Security Vulnerabilities Stem from Trust Models and User Behavior, Not Encryption Strength

Introduction: The Misplaced Focus on Encryption

The prevailing narrative in cybersecurity emphasizes encryption strength as the cornerstone of security. However, this perspective is fundamentally flawed. The primary vulnerabilities in most security setups reside not in cryptographic algorithms but in trust models and user behavior—elements often relegated to secondary consideration. A 4096-bit encryption protocol, while robust in theory, offers no protection against a user compromising the system by interacting with a phishing link. This disparity highlights a critical misalignment between technical focus and actual risk.

Consider the TLS handshake, the process by which two systems establish encrypted communication. While significant attention is devoted to its cryptographic integrity, the events preceding and following this handshake are frequently overlooked. A user navigating to a malicious domain, inadvertently disclosing credentials, or being redirected to a tracker-laden site can render encryption moot. The communication channel may be secure, but the broader environment remains hostile. This is where security architectures fail.

The underlying mechanism of failure lies in the assumptions embedded within trust models. These models operate on the premise that users or systems will behave predictably and reliably. However, when a user engages with unverified content, the trust model is compromised. The system misinterprets the malicious entity as legitimate, permitting data flow into a compromised environment. Encryption, in this context, is analogous to securing a vault while leaving the access key exposed—a critical oversight that undermines the entire security framework.

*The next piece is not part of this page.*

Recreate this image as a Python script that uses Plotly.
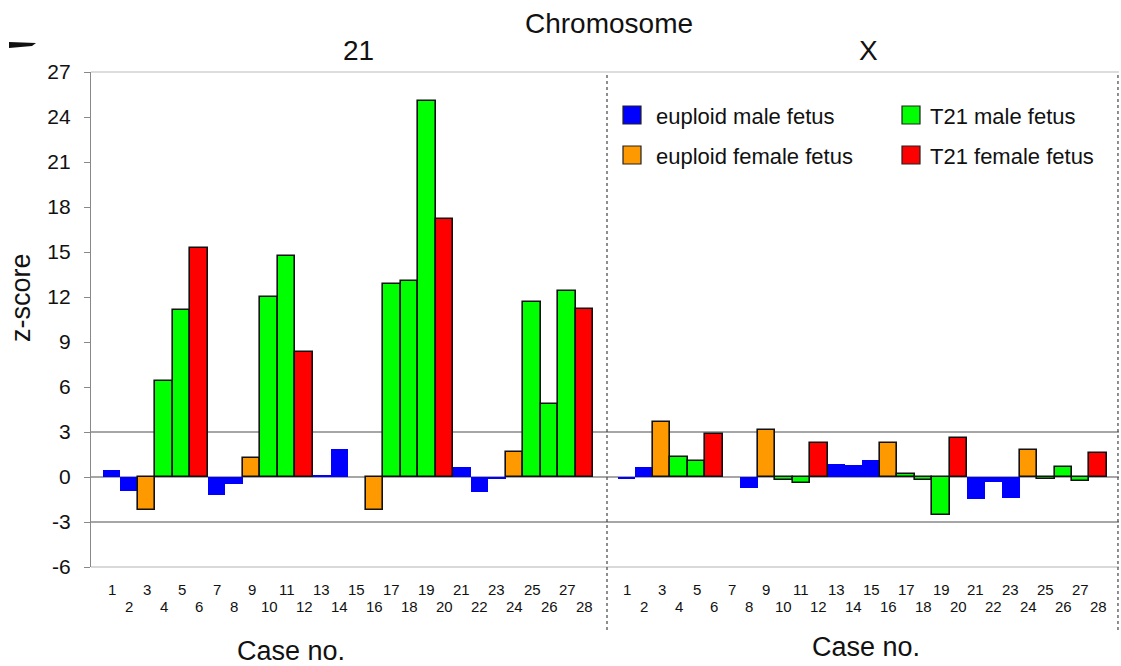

The consequences of such breaches extend beyond isolated incidents. A single compromised user can serve as a pivot point for lateral movement, propagating risk across the network. In the absence of network-level controls, the system lacks a circuit-breaker mechanism to contain the threat. The result is systemic: data breaches, privacy violations, and a pervasive yet illusory sense of security.

Modern security paradigms must shift focus from securing data in transit to controlling the operational environment. This entails constructing a defensive perimeter around the user, not merely the data. Key strategies include:

• Minimizing the blast radius: Implementing granular access controls and segmentation to limit the scope of potential breaches.
• Network-level controls: Deploying proactive measures to block malicious domains and trackers at the network edge, prior to user exposure.
• User awareness: Instituting targeted training programs to cultivate threat recognition skills, thereby disrupting exploitation pathways rooted in trust.

Encryption remains a critical component of a multi-layered defense strategy, but it is insufficient in isolation. The true vulnerabilities lie in the gaps—where trust is misapplied and behavior remains unmonitored. Until these foundational issues are addressed, even the most advanced encryption protocols will prove inadequate. Security is not achieved through technical fortification alone but through a holistic approach that prioritizes the human and environmental factors shaping risk.

The Trust Model: A Critical Weakness in Security Architectures

The cybersecurity industry often fixates on encryption strength—4096-bit keys, AES-256, and quantum-resistant algorithms. However, this focus obscures a fundamental truth: a system’s security is only as strong as its weakest link. The primary vulnerability in most security setups does not lie in encryption protocols but in the trust model—the framework governing interactions between users and systems. This model, predicated on flawed assumptions about human behavior and system predictability, represents the Achilles’ heel of modern security architectures.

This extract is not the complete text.